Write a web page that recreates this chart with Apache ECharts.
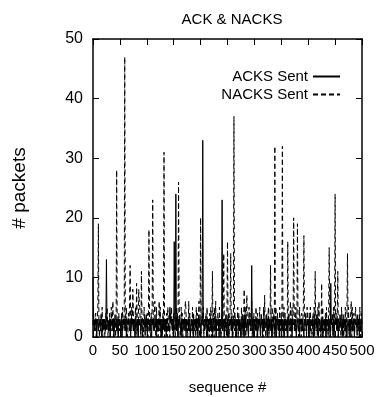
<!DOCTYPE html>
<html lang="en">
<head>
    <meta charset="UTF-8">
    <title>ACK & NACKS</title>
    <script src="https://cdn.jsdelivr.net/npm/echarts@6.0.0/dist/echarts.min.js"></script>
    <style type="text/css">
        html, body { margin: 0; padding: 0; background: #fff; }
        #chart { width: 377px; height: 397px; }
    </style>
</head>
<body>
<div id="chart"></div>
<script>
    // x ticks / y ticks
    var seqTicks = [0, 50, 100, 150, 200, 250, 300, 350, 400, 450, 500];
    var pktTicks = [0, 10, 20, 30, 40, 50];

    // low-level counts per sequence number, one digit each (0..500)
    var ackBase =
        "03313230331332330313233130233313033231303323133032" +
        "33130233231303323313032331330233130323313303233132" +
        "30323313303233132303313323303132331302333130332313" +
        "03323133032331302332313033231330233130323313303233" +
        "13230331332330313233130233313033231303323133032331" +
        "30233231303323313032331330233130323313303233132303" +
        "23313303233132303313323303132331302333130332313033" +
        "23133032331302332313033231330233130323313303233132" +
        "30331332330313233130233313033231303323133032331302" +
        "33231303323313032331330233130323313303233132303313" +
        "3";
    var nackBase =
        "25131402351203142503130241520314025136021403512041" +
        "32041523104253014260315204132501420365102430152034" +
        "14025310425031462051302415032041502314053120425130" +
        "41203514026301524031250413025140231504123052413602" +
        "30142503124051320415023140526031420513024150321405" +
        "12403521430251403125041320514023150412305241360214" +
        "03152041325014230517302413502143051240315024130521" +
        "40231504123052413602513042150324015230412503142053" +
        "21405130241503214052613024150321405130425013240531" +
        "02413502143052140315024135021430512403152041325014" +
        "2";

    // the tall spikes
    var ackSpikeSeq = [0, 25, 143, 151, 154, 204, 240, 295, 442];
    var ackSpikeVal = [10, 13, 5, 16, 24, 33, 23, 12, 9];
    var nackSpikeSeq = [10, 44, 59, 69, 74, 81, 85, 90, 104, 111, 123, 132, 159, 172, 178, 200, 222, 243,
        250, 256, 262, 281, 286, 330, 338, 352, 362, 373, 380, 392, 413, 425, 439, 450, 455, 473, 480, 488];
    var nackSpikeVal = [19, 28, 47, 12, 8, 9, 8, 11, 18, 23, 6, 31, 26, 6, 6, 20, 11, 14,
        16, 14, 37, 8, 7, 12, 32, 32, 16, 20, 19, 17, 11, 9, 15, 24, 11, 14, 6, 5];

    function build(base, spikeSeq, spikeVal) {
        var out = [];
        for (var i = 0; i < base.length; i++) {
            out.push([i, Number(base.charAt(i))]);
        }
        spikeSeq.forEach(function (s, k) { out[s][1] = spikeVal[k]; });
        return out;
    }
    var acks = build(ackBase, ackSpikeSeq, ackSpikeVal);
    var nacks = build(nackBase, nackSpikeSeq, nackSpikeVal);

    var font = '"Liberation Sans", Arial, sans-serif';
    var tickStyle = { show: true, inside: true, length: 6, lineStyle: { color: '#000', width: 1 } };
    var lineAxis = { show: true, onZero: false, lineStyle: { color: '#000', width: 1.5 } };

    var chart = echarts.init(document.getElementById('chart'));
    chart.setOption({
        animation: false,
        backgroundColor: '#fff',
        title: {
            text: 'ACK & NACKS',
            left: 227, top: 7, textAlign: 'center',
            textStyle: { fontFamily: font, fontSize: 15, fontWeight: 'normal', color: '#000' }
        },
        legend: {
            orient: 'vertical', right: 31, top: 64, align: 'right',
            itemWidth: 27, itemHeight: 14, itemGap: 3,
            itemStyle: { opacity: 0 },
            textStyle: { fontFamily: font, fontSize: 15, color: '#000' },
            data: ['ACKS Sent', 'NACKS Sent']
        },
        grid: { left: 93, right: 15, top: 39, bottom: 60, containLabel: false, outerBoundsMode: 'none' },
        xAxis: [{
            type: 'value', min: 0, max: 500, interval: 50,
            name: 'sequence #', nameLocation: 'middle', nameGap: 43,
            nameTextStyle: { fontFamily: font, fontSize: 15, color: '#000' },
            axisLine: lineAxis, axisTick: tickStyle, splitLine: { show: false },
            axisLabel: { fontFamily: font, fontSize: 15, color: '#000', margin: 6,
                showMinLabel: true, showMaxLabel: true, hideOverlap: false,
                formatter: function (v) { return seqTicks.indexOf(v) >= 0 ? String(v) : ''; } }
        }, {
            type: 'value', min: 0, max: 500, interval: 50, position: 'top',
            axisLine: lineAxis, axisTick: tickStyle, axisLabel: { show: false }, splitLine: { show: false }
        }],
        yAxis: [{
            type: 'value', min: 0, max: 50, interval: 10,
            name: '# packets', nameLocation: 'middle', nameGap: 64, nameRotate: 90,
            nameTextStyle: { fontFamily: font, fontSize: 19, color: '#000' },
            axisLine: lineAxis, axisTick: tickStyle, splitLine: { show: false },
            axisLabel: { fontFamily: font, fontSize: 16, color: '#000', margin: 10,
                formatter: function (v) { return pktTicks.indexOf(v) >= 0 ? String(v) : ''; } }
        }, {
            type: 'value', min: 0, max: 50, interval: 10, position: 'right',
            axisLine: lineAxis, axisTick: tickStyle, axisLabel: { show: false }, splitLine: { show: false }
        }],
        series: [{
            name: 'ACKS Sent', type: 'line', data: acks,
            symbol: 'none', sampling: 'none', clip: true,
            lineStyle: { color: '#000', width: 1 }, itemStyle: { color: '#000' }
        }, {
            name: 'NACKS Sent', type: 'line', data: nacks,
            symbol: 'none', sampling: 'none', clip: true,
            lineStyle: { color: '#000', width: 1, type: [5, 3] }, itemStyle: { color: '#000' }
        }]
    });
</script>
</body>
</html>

* EXERCISE *
Leave out the pictures, then repeat the listing above exactly from its first line to the line with "var pktTicks = [0, 10, 20, 30, 40, 50];", inclusive.

* TASK SOLUTION *
Write a web page that recreates this chart with Apache ECharts.
<!DOCTYPE html>
<html lang="en">
<head>
    <meta charset="UTF-8">
    <title>ACK & NACKS</title>
    <script src="https://cdn.jsdelivr.net/npm/echarts@6.0.0/dist/echarts.min.js"></script>
    <style type="text/css">
        html, body { margin: 0; padding: 0; background: #fff; }
        #chart { width: 377px; height: 397px; }
    </style>
</head>
<body>
<div id="chart"></div>
<script>
    // x ticks / y ticks
    var seqTicks = [0, 50, 100, 150, 200, 250, 300, 350, 400, 450, 500];
    var pktTicks = [0, 10, 20, 30, 40, 50];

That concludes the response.